Zachary Amaranth said:
Or you just follow an easy religion. Nothing about religion itself has to be hard. I follow the religion of the Chosen Ones: Be excellent to one another and party on, dudes!
So when something awful happens, and the one who caused it is right in front of you, and all your animal urges are screaming at you to smack him upside the head with a spanner - you stop yourself, ponders what young masters Preston & Logan would do, and you're forced to be excellent to the guy instead. Sounds quite hard to me. It's still refusing your own urges to do something because your beliefs run contrary to that desire.
Besides, there's a limit to how long you can party on. I know I'm getting old (only a month until I turn 25!) but I can barely party for a whole night these days. To party on forever, without end, would leave me a broken wreck of a man within a week. I just don't think it's do-able.
Zachary Amaranth said:
Then maybe the religion should fall by the wayside. If an all-encompassing spirituality cannot endure a modern century, then the problem is with the religion. It is inherrently flawed.
Spirituality tends to come within a framework, of deity and myth and all those other things. Much of religion seems to me to be an appeal to authority; "I'll be a good person, because I've been told to be" is just an excuse to behave well and be decent. I'd like to think that a lot of people don't need the excuse, but they may need the encouragement.
Have you ever read a book called Join Me, by Danny Wallace? He was the guy who played the snarky tech dude in AC 2 and Brotherhood, and looks
exactly like him in real life. He's much, much nicer though. Anyway, Join Me is a story of how he accidentally started a cult and then had to figure out stuff for them to do. So he started challenging them to do nice things for other people, complete strangers. He comes to the odd realisation that people like doing these random acts of kindness, but without him
telling them to do it, they wouldn't be doing it. It's very interesting.
Zachary Amaranth said:
Recondiling your faith is merely sticking your head in the sand.
No, I think sticking blindly to your faith is sticking your head in the sand. Reconciling it to the world you live in is an attempt to take what you believe and make it work around real life. Reality disagrees with your belief system, but at least you're admitting that and trying to find a compromise rather than stamping your foot and saying "No, there
is no such thing as evolution, the Bible says so!
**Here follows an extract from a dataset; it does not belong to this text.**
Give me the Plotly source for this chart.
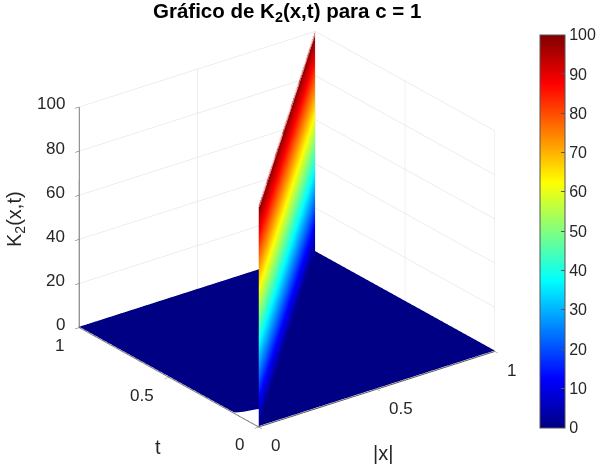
import plotly.graph_objects as go

x_ticks = [0, 0.5, 1]
t_ticks = [0, 0.5, 1]
z_ticks = [0, 20, 40, 60, 80, 100]
bar_ticks = [0, 10, 20, 30, 40, 50, 60, 70, 80, 90, 100]

# floor right of the ridge (|x| > t)
floor_r_x = [[0, 1], [1, 1]]
floor_r_t = [[0, 0], [1, 1]]
floor_r_z = [[0.4, 0.4], [0.4, 0.4]]
# floor left of the ridge (|x| < t), with the rounded notch next to the origin
floor_l_x = [[0, 0, 0.008, 0.03, 0.077, 0.1], [1, 1, 1, 1, 1, 1]]
floor_l_t = [[1, 0.14, 0.132, 0.122, 0.112, 0.1], [1, 1, 1, 1, 1, 1]]
floor_l_z = [[0.4, 0.4, 0.4, 0.4, 0.4, 0.4], [0.4, 0.4, 0.4, 0.4, 0.4, 0.4]]
# ridge wall along |x| = t
wall_x = [[0, 1], [0, 1]]
wall_t = [[0, 1], [0, 1]]
wall_z = [[0, 0], [100, 100]]
# soft fringe along the ridge crest
crest_x = [0, 1]
crest_t = [0, 1]
crest_z = [100, 100]

jet = [[0, "rgb(0,0,131)"], [0.125, "rgb(0,0,255)"], [0.375, "rgb(0,255,255)"],
       [0.625, "rgb(255,255,0)"], [0.875, "rgb(255,0,0)"], [1, "rgb(128,0,0)"]]
flat = dict(ambient=1, diffuse=0, specular=0, roughness=1, fresnel=0)
FONT = "Liberation Sans"
TXT = "#262626"


def surf(x, y, z, scale=False):
    return go.Surface(
        x=x, y=y, z=z, surfacecolor=z, cmin=0, cmax=100, colorscale=jet, lighting=flat,
        showscale=scale, hoverinfo="skip",
        colorbar=dict(
            x=0.9, xanchor="left", xpad=0, ypad=0, thickness=25, thicknessmode="pixels",
            y=0.504, yanchor="middle", lenmode="pixels", len=393,
            tickvals=bar_ticks, ticks="inside", ticklen=4, tickcolor="#555",
            outlinecolor="#555", outlinewidth=1,
            tickfont=dict(family=FONT, size=16, color=TXT),
        ),
    )


def axis(ticks, rng):
    return dict(
        range=rng, tickvals=ticks, title=dict(text=""), showbackground=False,
        gridcolor="#dcdcdc", gridwidth=1, showline=True, linecolor="#555", linewidth=2,
        ticks="outside", ticklen=5, tickcolor="#555", zeroline=False, showspikes=False,
        showticklabels=False,
    )


def tick_note(text, x, y, z, xanchor, xshift, yshift):
    return dict(text=text, x=x, y=y, z=z, showarrow=False, xanchor=xanchor, yanchor="middle",
                xshift=xshift, yshift=yshift, font=dict(family=FONT, size=17, color=TXT))


notes = [tick_note(str(v), 0, 1, v, "right", -12, 3) for v in z_ticks]
notes += [tick_note(str(v), 0, v, 0, "right", -13, -18) for v in t_ticks]
notes += [tick_note(str(v), v, 0, 0, "left", 10, -19) for v in x_ticks]

crest = go.Scatter3d(x=crest_x, y=crest_t, z=crest_z, mode="lines", hoverinfo="skip",
                     line=dict(color="rgba(190,150,155,0.7)", width=4))
fig = go.Figure([surf(floor_r_x, floor_r_t, floor_r_z),
                 surf(floor_l_x, floor_l_t, floor_l_z),
                 surf(wall_x, wall_t, wall_z, scale=True), crest])
R = 1.57
S = 1.273
DZ = -0.018
fig.update_layout(
    width=600, height=466, margin=dict(l=0, r=0, t=0, b=0), paper_bgcolor="white",
    showlegend=False,
    scene=dict(
        domain=dict(x=[0, 0.959], y=[0, 1]),
        xaxis=axis(x_ticks, [0, 1]), yaxis=axis(t_ticks, [0, 1]), zaxis=axis(z_ticks, [0, 100]),
        aspectmode="manual", aspectratio=dict(x=S, y=S, z=0.82 * S),
        annotations=notes,
        camera=dict(projection=dict(type="orthographic"),
                    eye=dict(x=-0.549 * R, y=-0.722 * R, z=0.421 * R + DZ),
                    center=dict(x=0, y=0, z=DZ), up=dict(x=0, y=0, z=1)),
    ),
)
fig.add_annotation(text="<b>Gráfico de K<sub>2</sub>(x,t) para c = 1</b>", x=287 / 600, y=1 - 12 / 466,
                   xref="paper", yref="paper", showarrow=False, xanchor="center", yanchor="middle",
                   font=dict(family=FONT, size=20.5, color="black"))
for text, px, py, ang in [("|x|", 384, 453, 0), ("t", 158, 447, 0), ("K<sub>2</sub>(x,t)", 15, 219, -90)]:
    fig.add_annotation(text=text, x=px / 600, y=1 - py / 466, xref="paper", yref="paper", showarrow=False,
                       xanchor="center", yanchor="middle", textangle=ang,
                       font=dict(family=FONT, size=20, color=TXT))
fig.write_html("out.html", config=dict(displayModeBar=False),
               post_script="document.body.style.margin='0';")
Everything works the way my ancient text describes it and anyone who disagrees is a heretic!"
Zachary Amaranth said:
"We only want the good stuff" is also a problem, in that it justifies other selective interpretations.
True, but would you rather have people who were selective about the good lessons or people who were emphatic that the entire world should work according to the way a 2000-year-old book describes it? Religion, for the time being, is here. It'll be around for a good long while yet. I'd much rather have people who tried to use it to do good things than people who refused to interpret at all.